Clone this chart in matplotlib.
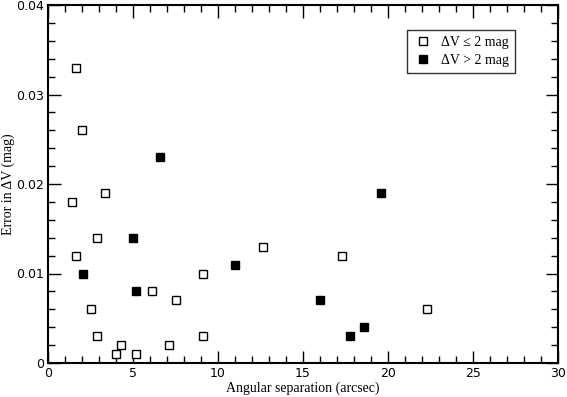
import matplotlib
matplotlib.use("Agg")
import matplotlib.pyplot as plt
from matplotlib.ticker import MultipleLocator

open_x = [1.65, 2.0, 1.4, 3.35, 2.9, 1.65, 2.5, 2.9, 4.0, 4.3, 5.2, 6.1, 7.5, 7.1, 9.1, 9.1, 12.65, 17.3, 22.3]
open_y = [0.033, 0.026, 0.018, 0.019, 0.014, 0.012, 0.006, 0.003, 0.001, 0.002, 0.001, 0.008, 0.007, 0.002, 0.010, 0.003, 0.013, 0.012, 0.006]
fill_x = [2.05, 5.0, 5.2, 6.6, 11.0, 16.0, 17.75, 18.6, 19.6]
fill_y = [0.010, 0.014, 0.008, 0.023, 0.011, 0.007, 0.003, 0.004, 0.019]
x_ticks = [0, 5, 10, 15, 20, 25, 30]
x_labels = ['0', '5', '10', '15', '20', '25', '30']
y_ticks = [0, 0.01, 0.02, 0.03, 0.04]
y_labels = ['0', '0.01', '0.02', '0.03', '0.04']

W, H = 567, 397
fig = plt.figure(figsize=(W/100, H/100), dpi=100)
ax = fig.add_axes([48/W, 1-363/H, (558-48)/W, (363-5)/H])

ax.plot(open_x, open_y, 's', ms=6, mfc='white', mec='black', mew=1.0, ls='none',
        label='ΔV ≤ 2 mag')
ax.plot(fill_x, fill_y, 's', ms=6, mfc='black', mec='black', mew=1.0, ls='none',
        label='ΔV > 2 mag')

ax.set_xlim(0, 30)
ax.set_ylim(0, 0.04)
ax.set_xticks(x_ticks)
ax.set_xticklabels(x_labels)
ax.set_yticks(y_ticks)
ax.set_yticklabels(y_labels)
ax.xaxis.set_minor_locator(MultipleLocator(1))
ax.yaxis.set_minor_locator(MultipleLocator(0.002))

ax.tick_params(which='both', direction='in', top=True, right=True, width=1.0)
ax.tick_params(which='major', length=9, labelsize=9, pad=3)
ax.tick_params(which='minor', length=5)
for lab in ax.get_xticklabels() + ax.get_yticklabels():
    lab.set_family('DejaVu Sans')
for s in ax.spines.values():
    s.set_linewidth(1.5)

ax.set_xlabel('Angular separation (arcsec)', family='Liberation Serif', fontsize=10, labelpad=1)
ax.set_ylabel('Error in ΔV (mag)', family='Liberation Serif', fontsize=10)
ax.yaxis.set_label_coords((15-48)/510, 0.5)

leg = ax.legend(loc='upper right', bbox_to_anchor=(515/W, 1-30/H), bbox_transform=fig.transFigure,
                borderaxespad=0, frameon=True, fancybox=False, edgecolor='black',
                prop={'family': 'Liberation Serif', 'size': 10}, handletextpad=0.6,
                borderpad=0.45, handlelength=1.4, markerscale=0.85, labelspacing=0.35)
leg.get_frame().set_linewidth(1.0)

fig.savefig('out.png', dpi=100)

•••••

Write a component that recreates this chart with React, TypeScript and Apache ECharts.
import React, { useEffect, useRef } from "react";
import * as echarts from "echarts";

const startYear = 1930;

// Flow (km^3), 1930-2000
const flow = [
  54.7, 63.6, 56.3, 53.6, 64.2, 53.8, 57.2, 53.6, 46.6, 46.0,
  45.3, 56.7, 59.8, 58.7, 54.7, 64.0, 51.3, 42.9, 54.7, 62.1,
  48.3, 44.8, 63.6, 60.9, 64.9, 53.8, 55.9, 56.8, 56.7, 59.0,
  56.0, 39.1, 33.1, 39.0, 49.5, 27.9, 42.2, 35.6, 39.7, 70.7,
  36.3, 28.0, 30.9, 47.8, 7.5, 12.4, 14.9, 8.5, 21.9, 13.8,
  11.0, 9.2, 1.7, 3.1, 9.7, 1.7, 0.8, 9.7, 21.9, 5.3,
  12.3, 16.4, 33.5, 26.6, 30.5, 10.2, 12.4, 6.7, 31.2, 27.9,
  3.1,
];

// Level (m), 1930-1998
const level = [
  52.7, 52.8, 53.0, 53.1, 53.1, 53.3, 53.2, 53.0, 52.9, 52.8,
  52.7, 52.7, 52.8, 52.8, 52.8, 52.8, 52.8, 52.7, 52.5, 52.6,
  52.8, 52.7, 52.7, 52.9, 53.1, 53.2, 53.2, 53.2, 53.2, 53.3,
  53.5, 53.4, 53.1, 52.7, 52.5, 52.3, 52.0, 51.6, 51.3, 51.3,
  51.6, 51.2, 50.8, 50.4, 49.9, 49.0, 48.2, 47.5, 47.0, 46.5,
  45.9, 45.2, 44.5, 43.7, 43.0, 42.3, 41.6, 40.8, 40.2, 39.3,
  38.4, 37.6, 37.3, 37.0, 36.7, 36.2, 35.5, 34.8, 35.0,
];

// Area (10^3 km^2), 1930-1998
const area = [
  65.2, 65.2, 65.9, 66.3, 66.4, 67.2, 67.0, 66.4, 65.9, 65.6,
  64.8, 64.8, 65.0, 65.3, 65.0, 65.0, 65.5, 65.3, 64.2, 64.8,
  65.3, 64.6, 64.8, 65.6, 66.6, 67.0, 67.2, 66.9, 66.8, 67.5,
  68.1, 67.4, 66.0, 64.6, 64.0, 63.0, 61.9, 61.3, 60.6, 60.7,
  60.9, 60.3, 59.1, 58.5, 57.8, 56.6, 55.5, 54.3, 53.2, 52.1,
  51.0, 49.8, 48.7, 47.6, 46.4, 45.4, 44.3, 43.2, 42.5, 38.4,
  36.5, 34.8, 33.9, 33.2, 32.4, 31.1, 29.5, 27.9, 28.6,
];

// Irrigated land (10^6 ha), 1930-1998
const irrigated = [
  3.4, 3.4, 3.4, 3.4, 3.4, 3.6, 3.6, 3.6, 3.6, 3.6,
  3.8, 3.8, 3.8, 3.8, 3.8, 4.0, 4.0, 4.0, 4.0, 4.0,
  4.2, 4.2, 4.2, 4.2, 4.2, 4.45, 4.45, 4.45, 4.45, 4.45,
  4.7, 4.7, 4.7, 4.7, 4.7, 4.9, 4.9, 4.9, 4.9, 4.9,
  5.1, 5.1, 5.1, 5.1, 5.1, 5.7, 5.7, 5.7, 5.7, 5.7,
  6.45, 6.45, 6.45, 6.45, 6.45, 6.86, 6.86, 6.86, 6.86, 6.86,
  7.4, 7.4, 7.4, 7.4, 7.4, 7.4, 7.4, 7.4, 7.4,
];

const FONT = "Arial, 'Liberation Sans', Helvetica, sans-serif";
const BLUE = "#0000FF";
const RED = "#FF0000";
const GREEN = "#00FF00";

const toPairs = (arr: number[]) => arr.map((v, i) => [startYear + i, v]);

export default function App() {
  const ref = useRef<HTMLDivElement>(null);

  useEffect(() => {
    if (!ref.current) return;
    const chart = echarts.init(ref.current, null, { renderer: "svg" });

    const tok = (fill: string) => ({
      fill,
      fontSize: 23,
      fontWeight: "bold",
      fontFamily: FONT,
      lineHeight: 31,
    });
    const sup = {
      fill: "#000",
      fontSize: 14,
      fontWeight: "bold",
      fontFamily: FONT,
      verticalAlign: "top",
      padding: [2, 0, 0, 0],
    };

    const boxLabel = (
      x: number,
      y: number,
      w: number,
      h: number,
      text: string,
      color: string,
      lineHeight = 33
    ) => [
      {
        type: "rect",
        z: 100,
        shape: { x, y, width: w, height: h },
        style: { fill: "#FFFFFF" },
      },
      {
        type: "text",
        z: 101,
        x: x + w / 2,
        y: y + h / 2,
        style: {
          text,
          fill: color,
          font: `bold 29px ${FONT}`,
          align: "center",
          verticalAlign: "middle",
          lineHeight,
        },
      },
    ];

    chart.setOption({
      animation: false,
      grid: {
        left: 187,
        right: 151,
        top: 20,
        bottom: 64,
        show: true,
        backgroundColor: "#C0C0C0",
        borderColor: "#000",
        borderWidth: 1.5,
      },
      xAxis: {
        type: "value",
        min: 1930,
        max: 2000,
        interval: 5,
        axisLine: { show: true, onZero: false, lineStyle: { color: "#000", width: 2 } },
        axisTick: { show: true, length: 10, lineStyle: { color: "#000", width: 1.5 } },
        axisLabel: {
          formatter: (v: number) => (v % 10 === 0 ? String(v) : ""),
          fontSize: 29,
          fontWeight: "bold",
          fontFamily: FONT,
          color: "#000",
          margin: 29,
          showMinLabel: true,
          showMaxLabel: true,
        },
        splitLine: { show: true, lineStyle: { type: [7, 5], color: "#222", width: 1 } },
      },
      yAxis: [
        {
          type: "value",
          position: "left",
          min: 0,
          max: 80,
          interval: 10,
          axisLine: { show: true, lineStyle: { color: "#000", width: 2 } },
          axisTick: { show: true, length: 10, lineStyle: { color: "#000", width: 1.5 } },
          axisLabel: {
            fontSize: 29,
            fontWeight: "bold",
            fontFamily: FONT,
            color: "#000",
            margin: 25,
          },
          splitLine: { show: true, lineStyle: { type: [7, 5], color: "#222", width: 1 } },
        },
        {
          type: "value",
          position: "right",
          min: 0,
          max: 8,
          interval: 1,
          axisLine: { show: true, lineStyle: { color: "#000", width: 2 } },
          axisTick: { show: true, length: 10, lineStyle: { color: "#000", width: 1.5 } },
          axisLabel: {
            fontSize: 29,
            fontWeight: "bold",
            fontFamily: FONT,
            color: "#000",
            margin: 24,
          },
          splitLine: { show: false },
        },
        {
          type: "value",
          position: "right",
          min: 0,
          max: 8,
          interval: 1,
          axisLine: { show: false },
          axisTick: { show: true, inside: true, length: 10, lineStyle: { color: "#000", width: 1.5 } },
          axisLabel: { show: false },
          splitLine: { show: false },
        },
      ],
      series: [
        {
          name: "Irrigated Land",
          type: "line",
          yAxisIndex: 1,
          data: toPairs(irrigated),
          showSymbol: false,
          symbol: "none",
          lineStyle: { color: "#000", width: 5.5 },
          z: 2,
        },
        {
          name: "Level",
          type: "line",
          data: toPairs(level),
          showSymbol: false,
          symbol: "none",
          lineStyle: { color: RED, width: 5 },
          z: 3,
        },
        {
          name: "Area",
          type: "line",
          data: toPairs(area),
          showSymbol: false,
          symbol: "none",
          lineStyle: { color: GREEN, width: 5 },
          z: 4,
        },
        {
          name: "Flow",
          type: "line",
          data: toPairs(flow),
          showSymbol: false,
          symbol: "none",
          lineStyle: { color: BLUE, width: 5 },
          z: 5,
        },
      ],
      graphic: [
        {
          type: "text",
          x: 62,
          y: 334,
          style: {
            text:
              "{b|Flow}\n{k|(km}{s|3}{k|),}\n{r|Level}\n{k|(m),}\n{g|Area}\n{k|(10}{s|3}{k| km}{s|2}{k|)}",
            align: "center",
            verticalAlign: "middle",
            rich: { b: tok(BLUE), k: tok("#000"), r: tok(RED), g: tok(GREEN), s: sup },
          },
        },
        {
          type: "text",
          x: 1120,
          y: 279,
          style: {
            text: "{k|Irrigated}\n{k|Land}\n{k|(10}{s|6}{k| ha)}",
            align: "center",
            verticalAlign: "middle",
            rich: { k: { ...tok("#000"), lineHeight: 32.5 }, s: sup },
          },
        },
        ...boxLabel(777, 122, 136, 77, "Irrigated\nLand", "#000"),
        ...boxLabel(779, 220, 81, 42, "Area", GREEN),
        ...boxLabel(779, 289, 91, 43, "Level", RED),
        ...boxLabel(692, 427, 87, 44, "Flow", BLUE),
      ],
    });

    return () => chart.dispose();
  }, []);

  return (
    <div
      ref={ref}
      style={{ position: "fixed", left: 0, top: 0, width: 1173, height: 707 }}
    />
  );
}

•••••

Written instruction:
Pictures are excluded. Repeat exactly the lines from the one containing "Clone this chart in matplotlib." to the one containing "from matplotlib.ticker import MultipleLocator", inclusive.

Response:
Clone this chart in matplotlib.
import matplotlib
matplotlib.use("Agg")
import matplotlib.pyplot as plt
from matplotlib.ticker import MultipleLocator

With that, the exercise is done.